O efeito colateral desse impacto foi o ofuscamento dos outros trabalhos de Nichelle Nichols, uma mulher multitalentosa e que já havia provado sua capacidade no competitivo mercado artístico. Ainda adolescente, aos dezesseis anos, Nichelle Nichols foi convidada por Duke Ellington para coreografar e dançar uma de suas suítes. Dona de uma linda voz, ela cantou com a banda de Lionel Hampton e no lendário Blue Angel Club, em Nova York, gravou discos e homenageou suas grandes influências, Billie Holiday, Mahalia Jackson e Sarah Vaughn em seu show Reflections.

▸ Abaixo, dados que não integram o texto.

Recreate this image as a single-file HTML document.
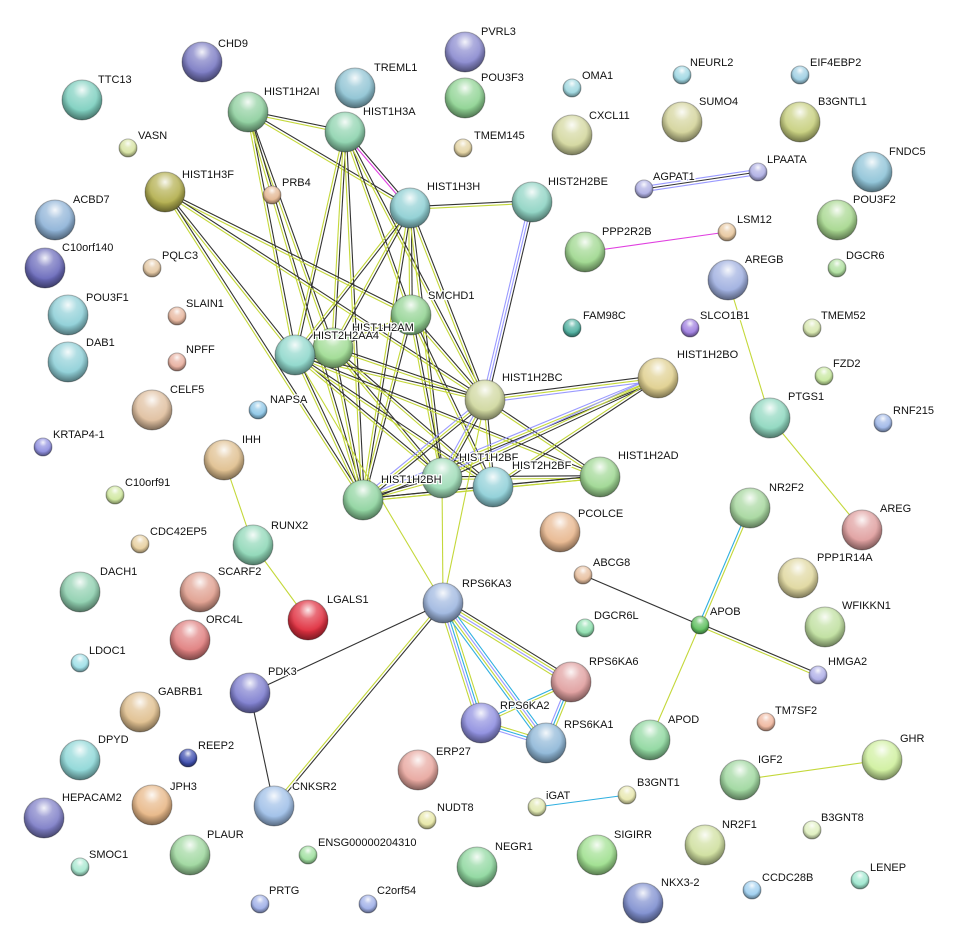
<!DOCTYPE html>
<html><head><meta charset="utf-8">
<style>
html,body{margin:0;padding:0;background:#fff;}
svg{display:block;}
text{font-family:"Liberation Sans",sans-serif;font-size:11px;fill:#111;stroke:#fff;stroke-width:2.5px;paint-order:stroke;}
</style></head>
<body>
<svg id="s" width="954" height="949" viewBox="0 0 954 949" xmlns="http://www.w3.org/2000/svg">
<defs>
<radialGradient id="hl" cx="0.5" cy="0.25" r="0.55">
<stop offset="0" stop-color="#fff" stop-opacity="0.9"/>
<stop offset="0.4" stop-color="#fff" stop-opacity="0.3"/>
<stop offset="1" stop-color="#fff" stop-opacity="0"/>
</radialGradient>
<radialGradient id="sh" cx="0.5" cy="0.4" r="0.6">
<stop offset="0.6" stop-color="#000" stop-opacity="0"/>
<stop offset="1" stop-color="#000" stop-opacity="0.45"/>
</radialGradient>
</defs>
<g id="edges"></g>
<g id="nodes"></g>
<g id="labels">
<text x="218" y="47">CHD9</text>
<text x="481" y="35">PVRL3</text>
<text x="98" y="83">TTC13</text>
<text x="374" y="71">TREML1</text>
<text x="481" y="81">POU3F3</text>
<text x="582" y="79">OMA1</text>
<text x="690" y="66">NEURL2</text>
<text x="810" y="66">EIF4EBP2</text>
<text x="264" y="95">HIST1H2AI</text>
<text x="363" y="115">HIST1H3A</text>
<text x="138" y="139">VASN</text>
<text x="474" y="139">TMEM145</text>
<text x="589" y="119">CXCL11</text>
<text x="699" y="105">SUMO4</text>
<text x="818" y="105">B3GNTL1</text>
<text x="889" y="155">FNDC5</text>
<text x="182" y="178">HIST1H3F</text>
<text x="282" y="186">PRB4</text>
<text x="427" y="190">HIST1H3H</text>
<text x="548" y="185">HIST2H2BE</text>
<text x="653" y="180">AGPAT1</text>
<text x="767" y="163">LPAATA</text>
<text x="73" y="203">ACBD7</text>
<text x="853" y="203">POU3F2</text>
<text x="602" y="235">PPP2R2B</text>
<text x="737" y="223">LSM12</text>
<text x="62" y="251">C10orf140</text>
<text x="162" y="259">PQLC3</text>
<text x="846" y="259">DGCR6</text>
<text x="745" y="263">AREGB</text>
<text x="86" y="301">POU3F1</text>
<text x="186" y="307">SLAIN1</text>
<text x="428" y="299">SMCHD1</text>
<text x="583" y="319">FAM98C</text>
<text x="700" y="319">SLCO1B1</text>
<text x="821" y="319">TMEM52</text>
<text x="352" y="331">HIST1H2AM</text>
<text x="313" y="339">HIST2H2AA4</text>
<text x="86" y="346">DAB1</text>
<text x="186" y="353">NPFF</text>
<text x="677" y="358">HIST1H2BO</text>
<text x="833" y="367">FZD2</text>
<text x="502" y="381">HIST1H2BC</text>
<text x="170" y="393">CELF5</text>
<text x="270" y="403">NAPSA</text>
<text x="788" y="400">PTGS1</text>
<text x="893" y="414">RNF215</text>
<text x="53" y="438">KRTAP4-1</text>
<text x="242" y="443">IHH</text>
<text x="459" y="461">HIST1H2BF</text>
<text x="381" y="483">HIST1H2BH</text>
<text x="512" y="469">HIST2H2BF</text>
<text x="618" y="459">HIST1H2AD</text>
<text x="769" y="491">NR2F2</text>
<text x="880" y="512">AREG</text>
<text x="125" y="486">C10orf91</text>
<text x="271" y="529">RUNX2</text>
<text x="150" y="535">CDC42EP5</text>
<text x="578" y="517">PCOLCE</text>
<text x="817" y="561">PPP1R14A</text>
<text x="100" y="575">DACH1</text>
<text x="218" y="575">SCARF2</text>
<text x="327" y="603">LGALS1</text>
<text x="593" y="566">ABCG8</text>
<text x="462" y="587">RPS6KA3</text>
<text x="710" y="615">APOB</text>
<text x="842" y="609">WFIKKN1</text>
<text x="594" y="619">DGCR6L</text>
<text x="206" y="623">ORC4L</text>
<text x="89" y="654">LDOC1</text>
<text x="589" y="665">RPS6KA6</text>
<text x="828" y="665">HMGA2</text>
<text x="268" y="675">PDK3</text>
<text x="158" y="695">GABRB1</text>
<text x="500" y="709">RPS6KA2</text>
<text x="564" y="728">RPS6KA1</text>
<text x="775" y="714">TM7SF2</text>
<text x="668" y="723">APOD</text>
<text x="98" y="743">DPYD</text>
<text x="198" y="749">REEP2</text>
<text x="900" y="742">GHR</text>
<text x="436" y="755">ERP27</text>
<text x="758" y="763">IGF2</text>
<text x="170" y="790">JPH3</text>
<text x="62" y="801">HEPACAM2</text>
<text x="292" y="790">CNKSR2</text>
<text x="546" y="799">iGAT</text>
<text x="637" y="786">B3GNT1</text>
<text x="437" y="811">NUDT8</text>
<text x="821" y="821">B3GNT8</text>
<text x="614" y="838">SIGIRR</text>
<text x="722" y="828">NR2F1</text>
<text x="207" y="838">PLAUR</text>
<text x="318" y="846">ENSG00000204310</text>
<text x="495" y="850">NEGR1</text>
<text x="89" y="858">SMOC1</text>
<text x="870" y="871">LENEP</text>
<text x="762" y="881">CCDC28B</text>
<text x="661" y="886">NKX3-2</text>
<text x="269" y="894">PRTG</text>
<text x="377" y="894">C2orf54</text>
</g>
</svg>
<script>
var N={
CHD9:[202,62,20,'#7c7cc4'],PVRL3:[465,52,20,'#8c8cd0'],TTC13:[82,100,20,'#7fd0c0'],TREML1:[355,88,20,'#90c4d4'],
POU3F3:[465,98,20,'#90d494'],OMA1:[572,88,9,'#a0d8e0'],NEURL2:[682,75,9,'#a0d8e4'],EIF4EBP2:[800,75,9,'#a0d0e4'],
H2AI:[248,112,20,'#90d0a0'],H3A:[345,132,20,'#90d4b0'],VASN:[128,148,9,'#d8e4a4'],TMEM145:[463,148,9,'#e4d4a4'],
CXCL11:[572,135,20,'#d4d8a0'],SUMO4:[682,122,20,'#d4d49c'],B3GNTL1:[800,122,20,'#c8d080'],FNDC5:[872,172,20,'#90c4d8'],
H3F:[165,192,20,'#b4b050'],PRB4:[272,195,9,'#e4b894'],H3H:[410,208,20,'#90d0d4'],H2BE:[532,202,20,'#90d4c4'],
AGPAT1:[644,189,9,'#b0b0e4'],LPAATA:[758,172,9,'#b0b0e4'],ACBD7:[55,220,20,'#90b4d8'],POU3F2:[837,220,20,'#a8d890'],
PPP2R2B:[585,252,20,'#a0d890'],LSM12:[727,232,9,'#e8c8a0'],C10orf140:[45,268,20,'#6c6cbc'],PQLC3:[152,268,9,'#e4c8a4'],
DGCR6:[837,268,9,'#b0e0a0'],AREGB:[728,280,20,'#a0b0e0'],POU3F1:[68,315,20,'#90d0d8'],SLAIN1:[177,316,9,'#e8b8a0'],
SMCHD1:[411,315,20,'#94d494'],FAM98C:[572,328,9,'#50b0a0'],SLCO1B1:[690,328,9,'#a080e0'],TMEM52:[812,328,9,'#d8e8b0'],
H2AM:[333,348,20,'#a0dc94'],H2AA4:[295,355,20,'#90d8cc'],DAB1:[68,362,20,'#90d0d8'],NPFF:[177,362,9,'#e8b0a0'],
H2BO:[658,378,20,'#e0d090'],FZD2:[824,376,9,'#c8e8a0'],H2BC:[485,400,20,'#d0d8a0'],CELF5:[152,410,20,'#e0c0a0'],
NAPSA:[258,410,9,'#90c8e8'],PTGS1:[770,418,20,'#90d8c0'],RNF215:[883,423,9,'#a0b8e8'],KRTAP4:[43,447,9,'#9090e0'],
IHH:[224,460,20,'#e0c090'],H2BF:[442,478,20,'#a0dcb8'],H2BH:[363,500,20,'#90d4a0'],H2BF2:[493,487,20,'#90d0d8'],
H2AD:[600,477,20,'#a0d894'],NR2F2:[750,508,20,'#a8d8a0'],AREG:[862,530,20,'#e0a0a0'],C10orf91:[115,495,9,'#d0e8a0'],
RUNX2:[253,545,20,'#90d8b8'],CDC42EP5:[140,544,9,'#e8d0a0'],PCOLCE:[560,532,20,'#e8b890'],PPP1R14A:[798,578,20,'#e0d8a0'],
DACH1:[80,592,20,'#90d0b0'],SCARF2:[200,592,20,'#e0a090'],LGALS1:[308,620,20,'#e03040'],ABCG8:[583,575,9,'#e8c0a0'],
RPS6KA3:[443,603,20,'#a0b8e0'],APOB:[700,625,9,'#60c060'],WFIKKN1:[825,627,20,'#c0e0a0'],DGCR6L:[585,628,9,'#90e0b0'],
ORC4L:[190,640,20,'#e08080'],LDOC1:[80,663,9,'#a0e0e8'],RPS6KA6:[571,682,20,'#e0a0a0'],HMGA2:[818,675,9,'#b0b0e8'],
PDK3:[250,693,20,'#8080d0'],GABRB1:[140,712,20,'#e0c090'],RPS6KA2:[481,723,20,'#9090e0'],RPS6KA1:[546,743,20,'#90b8d8'],
TM7SF2:[766,722,9,'#f0b8a0'],APOD:[650,740,20,'#90d8a0'],DPYD:[80,760,20,'#90d8d8'],REEP2:[188,758,9,'#4050b0'],
GHR:[882,760,20,'#d0f0a0'],ERP27:[418,770,20,'#e8a8a0'],IGF2:[740,780,20,'#a0d8a0'],JPH3:[152,805,20,'#e8b888'],
HEPACAM2:[44,818,20,'#8080c8'],CNKSR2:[274,806,20,'#a0c0e8'],iGAT:[537,807,9,'#e0e8b0'],B3GNT1:[627,795,9,'#e8e8b0'],
NUDT8:[427,820,9,'#e8e8a8'],B3GNT8:[812,830,9,'#e0f0c0'],SIGIRR:[597,855,20,'#a0e090'],NR2F1:[705,845,20,'#d0e0a0'],
PLAUR:[190,855,20,'#a0d8a0'],ENSG:[308,855,9,'#a0e0a0'],NEGR1:[477,867,20,'#90d8a0'],SMOC1:[80,867,9,'#a8e8d0'],
LENEP:[860,880,9,'#a0e8d0'],CCDC28B:[752,890,9,'#a0d0f0'],NKX3:[643,903,20,'#8090d0'],PRTG:[260,904,9,'#a0b0e8'],
C2orf54:[368,904,9,'#a0b0e8']};
var C={k:'#333',y:'#c4d83a',b:'#9a9aff',c:'#30b0e0',m:'#e040e0'};
var E=[
['H2AI','H3A','ky'],['H2AI','H3H','ky'],['H2AI','H2AA4','ky'],['H2AI','H2AM','ky'],['H2AI','H2BH','ky'],
['H3A','H3H','km'],['H3A','H2AA4','ky'],['H3A','H2AM','ky'],['H3A','SMCHD1','ky'],['H3A','H2BC','ky'],['H3A','H2BH','ky'],
['H3F','H2AA4','ky'],['H3F','SMCHD1','ky'],['H3F','H2BC','ky'],['H3F','H2BH','ky'],
['H3H','H2BE','ky'],['H3H','H2AA4','ky'],['H3H','H2AM','ky'],['H3H','SMCHD1','ky'],['H3H','H2BH','ky'],['H3H','H2BC','ky'],['H3H','H2BF','ky'],
['H2BE','H2BC','kbb'],
['SMCHD1','H2AM','ky'],['SMCHD1','H2BC','ky'],['SMCHD1','H2BF','ky'],['SMCHD1','H2BH','ky'],['SMCHD1','H2BF2','ky'],
['H2AM','H2BC','ky'],['H2AM','H2BH','ky'],['H2AM','H2BF','ky'],['H2AM','H2BF2','ky'],['H2AA4','H2AM','ky'],
['H2AA4','H2BC','ky'],['H2AA4','H2BH','ky'],['H2AA4','H2BF','ky'],['H2AA4','H2BF2','ky'],['H2AA4','H2AD','ky'],
['H2BC','H2BO','kyb'],['H2BC','H2BH','kyb'],['H2BC','H2BF','kyb'],['H2BC','H2BF2','ky'],['H2BC','H2AD','ky'],
['H2BO','H2BH','kyb'],['H2BO','H2BF','kyb'],['H2BO','H2BF2','ky'],
['H2BH','H2BF','ky'],['H2BH','H2BF2','ky'],['H2BH','H2AD','ky'],['H2BF','H2AD','ky'],['H2BF2','H2AD','ky'],
['RPS6KA3','H2BC','y'],['RPS6KA3','H2BF','y'],['RPS6KA3','H2AA4','y'],
['RPS6KA3','RPS6KA6','kyby'],['RPS6KA3','RPS6KA2','ycby'],['RPS6KA3','RPS6KA1','cbyc'],
['RPS6KA6','RPS6KA2','yc'],['RPS6KA6','RPS6KA1','ycb'],['RPS6KA2','RPS6KA1','ycb'],
['RPS6KA3','PDK3','k'],['RPS6KA3','CNKSR2','ky'],['PDK3','CNKSR2','k'],
['IHH','RUNX2','y'],['RUNX2','LGALS1','y'],['AGPAT1','LPAATA','bkb'],['PPP2R2B','LSM12','m'],
['AREGB','PTGS1','y'],['PTGS1','AREG','y'],['APOB','ABCG8','k'],['APOB','HMGA2','ky'],['APOB','NR2F2','cy'],
['APOB','APOD','y'],['IGF2','GHR','y'],['iGAT','B3GNT1','c']];
var ns='http://www.w3.org/2000/svg',eg=document.getElementById('edges'),ng=document.getElementById('nodes');
E.forEach(function(e){var a=N[e[0]],b=N[e[1]],dx=b[0]-a[0],dy=b[1]-a[1],L=Math.hypot(dx,dy),px=-dy/L,py=dx/L,n=e[2].length;
for(var i=0;i<n;i++){var o=(i-(n-1)/2)*2.6;var l=document.createElementNS(ns,'line');
l.setAttribute('x1',a[0]+px*o);l.setAttribute('y1',a[1]+py*o);l.setAttribute('x2',b[0]+px*o);l.setAttribute('y2',b[1]+py*o);
l.setAttribute('stroke',C[e[2][i]]);l.setAttribute('stroke-width','1.1');eg.appendChild(l);}});
for(var k in N){var d=N[k];
[['fill',d[3]],['fill','url(#sh)'],['fill','url(#hl)']].forEach(function(f,j){var c=document.createElementNS(ns,'circle');
c.setAttribute('cx',d[0]);c.setAttribute('cy',d[1]);c.setAttribute('r',d[2]);c.setAttribute('fill',f[1]);
if(j==0){c.setAttribute('stroke','rgba(0,0,0,0.3)');c.setAttribute('stroke-width','1');}ng.appendChild(c);});}
</script>
</body></html>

No palco, Nichelle Nichols atuou no musical Kicks and Co. em 1961, e participou de uma montagem de Porgy and Bess em Nova York. Ela também participou da versão para o cinema de Porgy and Bess dirigida por Otto Preminger e estrelada por Sidney Poitier. Mas seu nome só passou a constar nos créditos da produção após ela se tornar conhecida. Durante as filmagens ela foi apenas uma dançarina não creditada, honra que compartilha com outro nome flamejante, a escritora Maya Angelou.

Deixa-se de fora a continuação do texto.